What I found most moving of all was Susie's deeply envious reaction to Lindsay as she fell in love. Here, the heartrending fate of the dead in The Lovely Bones becomes most manifest: death means not only watching your loved ones suffer but also watching them be happy—and understanding that your loved ones must someday leave you beyond so that they can claim some small parcel of comfort for themselves.

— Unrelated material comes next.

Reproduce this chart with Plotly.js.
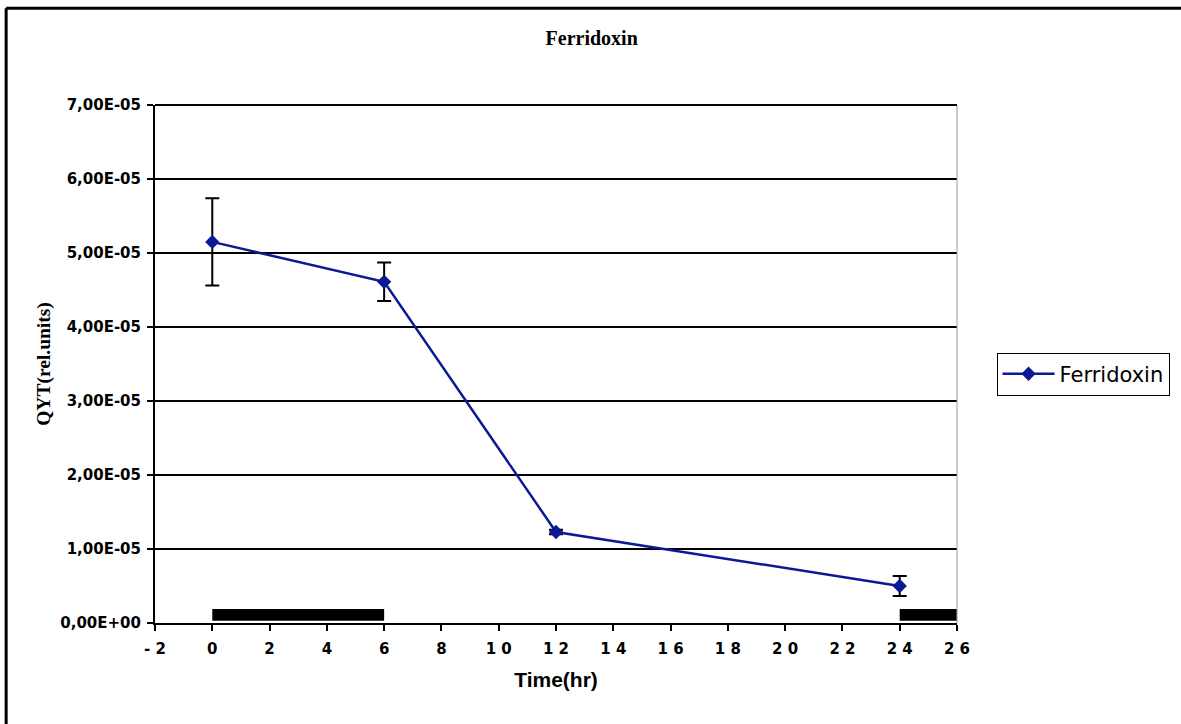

On the other hand, I wasn't too crazy about the way-too-tidy way Sebold wraps things up. Near the end, Sebold violates the novel's rule that the dead and the living, however much they intuit one another's presence, don't actually interact—all in the interest of a lovemaking scene that cheapens the novel's air of metaphysical mystery into what feels like cute movie trickery. For another, Sebold seems to think that her characters—and the reader—after all they've gone through, deserve a sentimental ending, complete with a family reunion; perfect justice exacted upon Mr. Harvey; the transformation of the hard-drinking, wise-cracking granny into a heart-of-gold teetotaler; and—how's this for innovation?—the birth of a baby girl, Susie's niece, who will carry her name.

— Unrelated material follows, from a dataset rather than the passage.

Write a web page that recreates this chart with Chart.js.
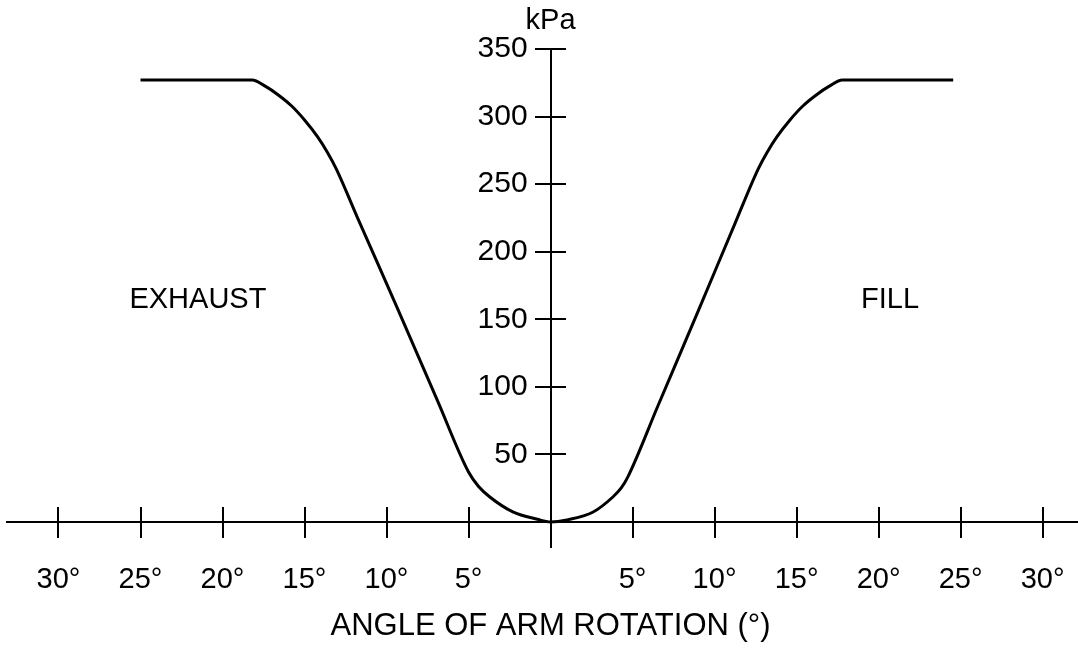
<!DOCTYPE html>
<html>
<head>
<meta charset="utf-8">
<title>Angle of arm rotation</title>
<script src="https://cdn.jsdelivr.net/npm/chart.js@4.4.0/dist/chart.umd.min.js"></script>
<style>
  html, body { margin: 0; padding: 0; background: #fff; }
  canvas { display: block; }
</style>
</head>
<body>
<canvas id="chart" width="1078" height="649"></canvas>
<script>
// curve: degrees of arm rotation (exhaust < 0 < fill) vs kPa
var angles   = [-25, -18.2, -17.4, -16.6, -15.8, -15.0, -14.2, -13.6, -13.05, -11.8, -9.4, -6.9, -5.0, -4.4, -3.7, -2.3, -0.8, 0,
                1.0, 2.6, 3.8, 4.3, 4.7, 6.55, 9, 11.25, 12.65, 13.2, 13.8, 14.6, 15.4, 16.2, 17.0, 17.8, 24.55]
var pressure = [327, 327, 322.5, 316, 308, 297.5, 285, 273.5, 261, 226, 160, 90, 37, 26.5, 18.5, 7.5, 2, 0,
                1.5, 7.4, 18.5, 25, 33, 86, 156, 221, 261, 273.5, 285, 297.5, 308, 316, 322.5, 327, 327]

var angleTicks    = [-30, -25, -20, -15, -10, -5, 0, 5, 10, 15, 20, 25, 30]
var pressureTicks = [0, 50, 100, 150, 200, 250, 300, 350]

var regionLabels   = ["EXHAUST", "FILL"]
var regionAngles   = [-21.5, 20.7]
var regionPressure = 164
var unitLabel = "kPa"
var axisTitle = "ANGLE OF ARM ROTATION (°)"

var FONT_FAMILY = "'Liberation Sans', Arial, Helvetica, sans-serif"
var FONT_SIZE = 29

Chart.defaults.color = '#000'
Chart.defaults.font.family = FONT_FAMILY
Chart.defaults.font.size = FONT_SIZE

var X_MIN = -33.14, X_MAX = 32.16
var Y_MIN = -18.5, Y_MAX = 350

function useTicks(list) {
	return function(scale) {
		scale.ticks = list.map(function(v) { return {value: v} })
	}
}

// an axis pinned inside the plot; tickLen < 0 draws the marks on the other side
function axis(kind, where, ticks, tickLen, showBorder) {
	return {
		type: 'linear',
		min: kind == 'x' ? X_MIN : Y_MIN,
		max: kind == 'x' ? X_MAX : Y_MAX,
		position: where,
		afterBuildTicks: useTicks(ticks),
		border: { display: showBorder, color: '#000', width: 2 },
		grid: { drawOnChartArea: false, drawTicks: tickLen != 0, color: '#000', tickColor: '#000', tickLength: tickLen, tickWidth: 2, lineWidth: 2 },
		ticks: { display: false, autoSkip: false, maxRotation: 0, minRotation: 0 }
	}
}

var xAxis = axis('x', {y: 0}, angleTicks, 15, true)
xAxis.ticks.display = true
xAxis.ticks.padding = 10
xAxis.ticks.font = { size: 29, lineHeight: 2.3 }
xAxis.ticks.callback = function(v) { return v === 0 ? '' : Math.abs(v) + '°' }

// y labels sit a little left of the axis, so they get a scale of their own
var yLabels = axis('y', {x: -1.4}, pressureTicks, 0, false)
yLabels.ticks.display = true
yLabels.ticks.font = { size: 30 }
yLabels.ticks.callback = function(v) { return v === 0 ? '' : v }

var textPlugin = {
	id: 'texts',
	afterDraw: function(chart) {
		var ctx = chart.ctx, x = chart.scales.x, y = chart.scales.y
		ctx.save()
		ctx.fillStyle = '#000'
		ctx.textAlign = 'center'
		ctx.textBaseline = 'middle'
		ctx.font = FONT_SIZE + 'px ' + FONT_FAMILY
		for (var i = 0; i < regionLabels.length; i++) {
			ctx.fillText(regionLabels[i], x.getPixelForValue(regionAngles[i]), y.getPixelForValue(regionPressure))
		}
		ctx.fillText(unitLabel, x.getPixelForValue(0), y.getPixelForValue(Y_MAX) - 28)
		ctx.font = '31px ' + FONT_FAMILY
		ctx.fillText(axisTitle, x.getPixelForValue(0), y.getPixelForValue(0) + 104)
		ctx.restore()
	}
}

var points = []
for (var i = 0; i < angles.length; i++) {
	points.push({x: angles[i], y: pressure[i]})
}

new Chart(document.getElementById('chart'), {
	type: 'line',
	data: {
		datasets: [{
			data: points,
			borderColor: '#000',
			borderWidth: 3,
			pointRadius: 0,
			fill: false,
			cubicInterpolationMode: 'monotone'
		}]
	},
	options: {
		responsive: false,
		animation: false,
		layout: { padding: { left: 7, right: 0, top: 49, bottom: 102 } },
		plugins: { legend: { display: false }, tooltip: { enabled: false } },
		scales: {
			x:  xAxis,
			x2: axis('x', {y: 0}, angleTicks, -15, false),
			y:  axis('y', {x: 0}, pressureTicks, 15, true),
			y2: axis('y', {x: 0}, pressureTicks, -15, false),
			yl: yLabels
		}
	},
	plugins: [textPlugin]
})
</script>
</body>
</html>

I'm sure there are people who'll say the book's a fable, it's not realistic, so what's wrong with a fabled ending. But when a fable veers this close to the vanilla comfort dreams of suburban readers (not to mention the bottom line visions of potential Hollywood producers), I smell manipulation.
And just to throw gas on this little fire here: Sebold's vision of heaven is pretty paltry. One problem is that it's simply underimagined—the paucity of physical detail about what things look like up there might be explicable—I'm sure Sebold would say it's meant to give us a sense of spaciousness—but I want to know what it feels like up there, and all I get is that it's warm and nice and ever-so-lonely at times. Promising early images of what Susie witnesses when she looks down on Earth ("there were souls leaving bodies all over the world") suggest a huge expansion of Susie's posthumous consciousness, especially since Susie will occasionally beg off her family and, like the angels in Wim Wenders' great Wings of Desire, check out some of the rest of humanity. How does this strange, literally otherworldly perspective change and deepen her? Not much, it turns out. Susie is an omniscient narrator—she knows and feels what everybody in the novel knows and feels, and she can go back in time as well—but her vision of things as the years pass doesn't appreciably enlarge. What she learns by the end of the novel is that the living must learn to accept death in order to go on to live and love, that in death, she has to learn to let go as well. In the end, Susie's heaven yields her no more wisdom than what she might have gotten from a few months with a decent earthbound therapist.
The Lovely Bones by Alice Sebold; Little, Brown and Co. Hardcover, 328 pages, $21.95.